Global ecommerce leaders are winning in China by revisiting their early “hands-off” strategies in favor of a more direct approach that includes a growing number of key players. Instead of just prioritizing growing sales, winners are stepping back to focus on profitably scaling online retail operations in China.
Via our China Ecommerce online survey and through 1-to-1 executive interviews, executives from the Global Ecommerce Leaders Forum (“GELF”) community tell us that they are rethinking first-gen China ecommerce strategies to drive more sustainable and more profitable growth.
The time has come to take a broader portfolio approach in China. It’s not just about selling through Tmall or Tmall Global anymore. Other Chinese ecommerce platforms are playing a more strategic role, most notably JD.com and WeChat. Other research suggests similar findings.
Leaders tell us that there’s no let-up in traffic flooding their US ecommerce sites from shoppers across Greater China. Online demand for US brands and Western products is growing as more Chinese shoppers seek authentic goods. They’re OK paying for international shipping because it’s like buying insurance against counterfeit products.
Cross-border ecommerce (e.g., capturing international orders on US ecommerce sites and shipping from US fulfillment centers) remains a key strategy in international commerce toolkits.
Key Early Findings from The GELF China Ecommerce Study
Our first glimpse at the survey data reveals useful benchmarks. For instance, over 60% of the survey respondents plan to launch (or relaunch) on WeChat in the next two years. Meanwhile the executive interviews have provided strategic insights and colorful commentary.
But we’re far from done with the survey – and can use your help!
We’re pleased to partner with Total Retail to capture valuable benchmark data that we’ll share with the Total Retail audience after our Sept 7th GELF NYC ’17 and our Executive Program on China Ecommerce during GELF LA @Shop.org on Sept 25th (http://shop.org/gelf)
Big-picture, leaders in the GELF community tell us they’ve been successfully riding China’s Big Ecommerce Wave for years. But the surf zone is getting crowded with competition and opportunities for easy sales are getting choppy.
How are winners reacting? Those selling via Tmall or Tmall Global are revisiting their relationship with their Tmall Partners (“TPs” work directly with Alibaba to build storefronts on Tmall). Retail brands want more control over their customers’ experience and the brand experience; they know building direct relationships with Alibaba is key to successful China strategies.
But it’s not just about getting closer to Alibaba; in fact, the smart money is doubling down on other Chinese ecommerce platforms like JD.com, Tencent’s WeChat, Netease’s Kaola, Baidu and large distributors like Suning with vast retail holdings.
Leaders are investing in their teams in mainland China to provide physical proximity to key Chinese players.

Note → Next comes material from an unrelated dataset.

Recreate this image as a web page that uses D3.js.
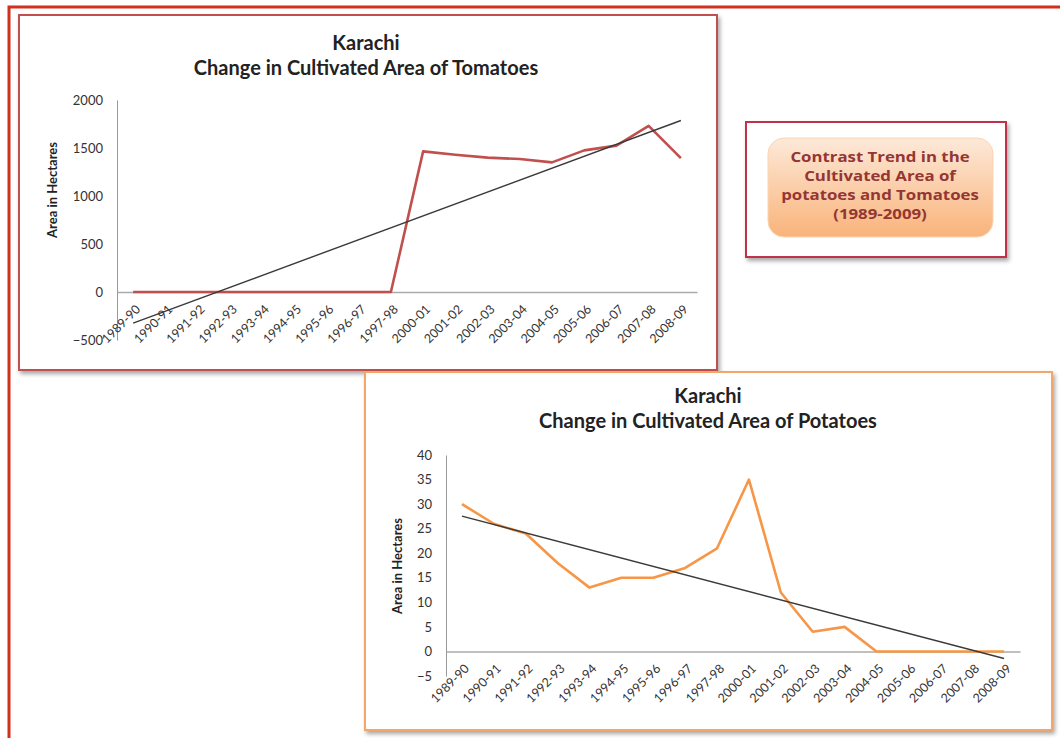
<!DOCTYPE html>
<html>
<head>
<meta charset="utf-8">
<title>Karachi - Tomatoes and Potatoes</title>
<script src="https://d3js.org/d3.v7.min.js"></script>
<style>
  body { margin: 0; background: #fff; }
</style>
</head>
<body>
<div id="chart"></div>
<script>
// categories (note: the source skips 1998-99 and 1999-00)
const seasons = ["1989-90", "1990-91", "1991-92", "1992-93", "1993-94", "1994-95",
  "1995-96", "1996-97", "1997-98", "2000-01", "2001-02", "2002-03", "2003-04",
  "2004-05", "2005-06", "2006-07", "2007-08", "2008-09"];

const tomatoArea = [0, 0, 0, 0, 0, 0, 0, 0, 0, 1465, 1430, 1400, 1385, 1350, 1475, 1525, 1730, 1395];
const potatoArea = [30, 26, 24, 18, 13, 15, 15, 17, 21, 35, 12, 4, 5, 0, 0, 0, 0, 0];

const tomatoTicks = [-500, 0, 500, 1000, 1500, 2000];
const potatoTicks = [-5, 0, 5, 10, 15, 20, 25, 30, 35, 40];

const calloutLines = ["Contrast Trend in the", "Cultivated Area of", "potatoes and Tomatoes", "(1989-2009)"];

const width = 1060, height = 738;

const svg = d3.select("#chart").append("svg")
  .attr("width", width)
  .attr("height", height)
  .style("font-family", "Lato, sans-serif");

const defs = svg.append("defs");
const shadow = defs.append("filter").attr("id", "shadow")
  .attr("x", "-5%").attr("y", "-5%").attr("width", "115%").attr("height", "115%");
shadow.append("feDropShadow")
  .attr("dx", 2).attr("dy", 3).attr("stdDeviation", 2)
  .attr("flood-color", "#000").attr("flood-opacity", 0.35);

const grad = defs.append("linearGradient").attr("id", "peach")
  .attr("x1", 0).attr("y1", 0).attr("x2", 0).attr("y2", 1);
grad.append("stop").attr("offset", "0%").attr("stop-color", "#fde9d9");
grad.append("stop").attr("offset", "100%").attr("stop-color", "#f9b37a");

// outer red frame
svg.append("path")
  .attr("d", "M9,738 V7 H1060")
  .attr("fill", "none")
  .attr("stroke", "#d0301c")
  .attr("stroke-width", 3);

// least squares trend over category index
function trend(values) {
  const n = values.length;
  const xs = d3.range(1, n + 1);
  const mx = d3.mean(xs), my = d3.mean(values);
  const sxy = d3.sum(xs, (x, i) => (x - mx) * (values[i] - my));
  const sxx = d3.sum(xs, x => (x - mx) * (x - mx));
  const b = sxy / sxx, a = my - b * mx;
  return [a + b * 1, a + b * n];
}

function drawChart(opt) {
  const g = svg.append("g");

  g.append("rect")
    .attr("x", opt.box[0]).attr("y", opt.box[1])
    .attr("width", opt.box[2]).attr("height", opt.box[3])
    .attr("fill", "#fff")
    .attr("stroke", opt.frame)
    .attr("stroke-width", 2)
    .attr("filter", "url(#shadow)");

  const x = d3.scaleBand()
    .domain(seasons)
    .range([opt.left, opt.right]);

  const y = d3.scaleLinear()
    .domain(opt.domain)
    .range([opt.bottom, opt.top]);

  // titles
  g.append("text")
    .attr("x", opt.titleX).attr("y", opt.titleY)
    .attr("text-anchor", "middle")
    .attr("font-size", 20).attr("font-weight", "bold").attr("fill", "#222")
    .text("Karachi");
  g.append("text")
    .attr("x", opt.titleX).attr("y", opt.titleY + 25)
    .attr("text-anchor", "middle")
    .attr("font-size", 20).attr("font-weight", "bold").attr("fill", "#222")
    .text(opt.title);

  // y axis
  const yAxis = g.append("g")
    .attr("transform", `translate(${opt.left},0)`)
    .call(d3.axisLeft(y).tickValues(opt.ticks).tickFormat(d3.format("d")).tickSize(0).tickPadding(14));
  yAxis.attr("font-family", null);
  yAxis.select(".domain").attr("stroke", "#999");
  yAxis.selectAll("text")
    .attr("font-size", 13).attr("fill", "#333");

  g.append("text")
    .attr("transform", `translate(${opt.yTitleX},${opt.yTitleY}) rotate(-90)`)
    .attr("text-anchor", "middle")
    .attr("font-size", 13).attr("font-weight", "bold").attr("fill", "#222")
    .text("Area in Hectares");

  // zero line with category labels
  const xAxis = g.append("g")
    .attr("transform", `translate(0,${y(0)})`)
    .call(d3.axisBottom(x).tickSize(0).tickPadding(0));
  xAxis.attr("font-family", null);
  xAxis.select(".domain").attr("stroke", "#aaa").attr("stroke-width", 1.5);
  xAxis.selectAll("text")
    .attr("font-size", 12.5).attr("fill", "#333")
    .attr("text-anchor", "end")
    .attr("dy", 0)
    .attr("transform", "translate(8,18) rotate(-45)");

  const cx = d => x(d) + x.bandwidth() / 2;

  // data line
  const line = d3.line()
    .x((d, i) => cx(seasons[i]))
    .y(d => y(d));
  g.append("path")
    .datum(opt.values)
    .attr("d", line)
    .attr("fill", "none")
    .attr("stroke", opt.color)
    .attr("stroke-width", 2.6)
    .attr("stroke-linejoin", "round");

  // linear trend line
  const t = trend(opt.values);
  g.append("line")
    .attr("x1", cx(seasons[0])).attr("y1", y(t[0]))
    .attr("x2", cx(seasons[seasons.length - 1])).attr("y2", y(t[1]))
    .attr("stroke", "#3a3a3a")
    .attr("stroke-width", 1.4);
}

drawChart({
  box: [19, 15, 698, 355], frame: "#c0504d",
  left: 117, right: 697, top: 100, bottom: 340,
  domain: [-500, 2000], ticks: tomatoTicks,
  values: tomatoArea, color: "#c0504d",
  title: "Change in Cultivated Area of Tomatoes",
  titleX: 366, titleY: 50, yTitleX: 57, yTitleY: 190
});

drawChart({
  box: [365, 372, 687, 358], frame: "#f4a66a",
  left: 446, right: 1020, top: 455, bottom: 676,
  domain: [-5, 40], ticks: potatoTicks,
  values: potatoArea, color: "#f79646",
  title: "Change in Cultivated Area of Potatoes",
  titleX: 708, titleY: 403, yTitleX: 402, yTitleY: 566
});

// callout box
const callout = svg.append("g");
callout.append("rect")
  .attr("x", 746).attr("y", 122).attr("width", 260).attr("height", 135)
  .attr("fill", "#fff")
  .attr("stroke", "#c0304a").attr("stroke-width", 2)
  .attr("filter", "url(#shadow)");
callout.append("rect")
  .attr("x", 768).attr("y", 138).attr("width", 225).attr("height", 99)
  .attr("rx", 16)
  .attr("fill", "url(#peach)")
  .attr("stroke", "#fbd3b0").attr("stroke-width", 1);
// text in the source is stretched sideways, so widen it a little
callout.append("g")
  .attr("transform", "translate(880,0) scale(1.2,1)")
  .selectAll("text.note")
  .data(calloutLines)
  .join("text")
  .attr("class", "note")
  .attr("x", 0)
  .attr("y", (d, i) => 162 + i * 19)
  .attr("text-anchor", "middle")
  .style("font-family", "'Open Sans', sans-serif")
  .attr("font-size", 14).attr("font-weight", "bold")
  .attr("fill", "#943634")
  .text(d => d);
</script>
</body>
</html>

They’re also prioritizing relationships with US-based cross-border teams from Alibaba, JD and the like. In some cases, this “local-focus” requires finding new TPs that act less as middlemen and more like active partners dedicated to building direct relationships with key Chinese ecommerce players.
Winners are also getting closer to Chinese consumers via partner-intensive marketing strategies increasingly focused on influencers and Key Opinion Leaders (“KOLs”) who are extremely persuasive with Chinese consumers.
Perhaps the most important early take-away from the study is “It’s different in China.” Leaders tell us that succeeding in China takes time and patience. But the investment is worth it because today’s learnings about how Chinese consumers are shopping online is helping them understand what’s on the ecommerce horizon tomorrow in the US and other Western markets.